On 5/20/15 1:37 AM, Marcel Mueller wrote:
> On 17.05.15 01.26, robert bristow-johnson wrote:
>>> Of course, it makes no sense to
>>> have only a few samples more. But 167% of the FIR length works quite
>>> well, e.g. FIR kernel of 6144 and FFT of 8192.
>>
>> very inefficient. you do *not* want the FIR kernel to be such a large
>> portion of the FFT.
>
> Why not?
...

>
>> i can send you (or anyone else) two short little pdf files of the above
>> analysis and of why we want the FIR kernel length to be about 1/5 or 1/6
>> of the FFT size (*not* 3/4 of the FFT). but you need to send me a
>> de-spammed return address.
>
> I prefer practical tests over theory. And the number of FLOPs is by far
> not the only parameter.
>

but you can still compare apples to apples.

the FFT costs (per block) something like :

   Cost = C1*N*log2(N) + C2*N + C3*Log2N + C4

for some constants C1, C2, C3, C4 to be determined from analysis or 
profiling of the code performing the FFT and other tasks of the circular 
convolution.

C1 is the cost of performing an FFT butterfly. C2 is the cost of all 
operations performed on each FFT bin such as multiplication of H[k] to
X[k] .  C3 is the overhead cost of setting up each FFT pass and C4
is the total constant overhead of setting up each block or frame.

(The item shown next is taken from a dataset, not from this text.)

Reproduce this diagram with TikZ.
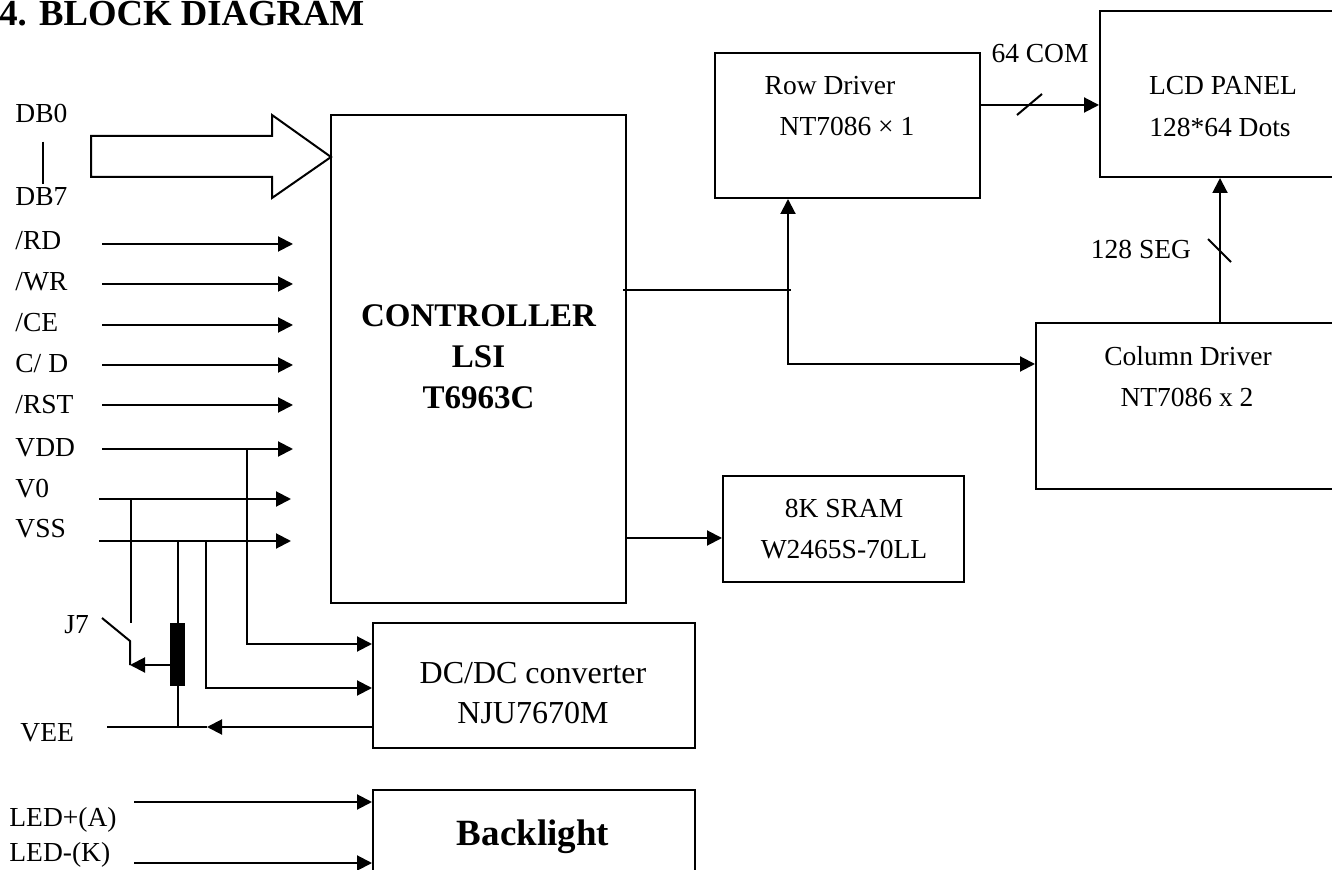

It is 
likely that C3 and C4 can be ignored since they multiply much smaller 
numbers than C1 and C2.

the payoff is processing N - L + 1 samples, where L is the length of the 
FIR kernel.  so the cost per sample to process one block is

     (C1*N*log2(N) + C2*N + C3*Log2N + C4) / (N-L+1)

given a length of FIR L, you want to minimize the above expression.  try 
setting C3 and C4 to zero and C2 approximately to C1 and find what power 
of 2 for N makes the above expression minimum..


-- 

r b-j                  rbj@audioimagination.com

"Imagination is more important than knowledge."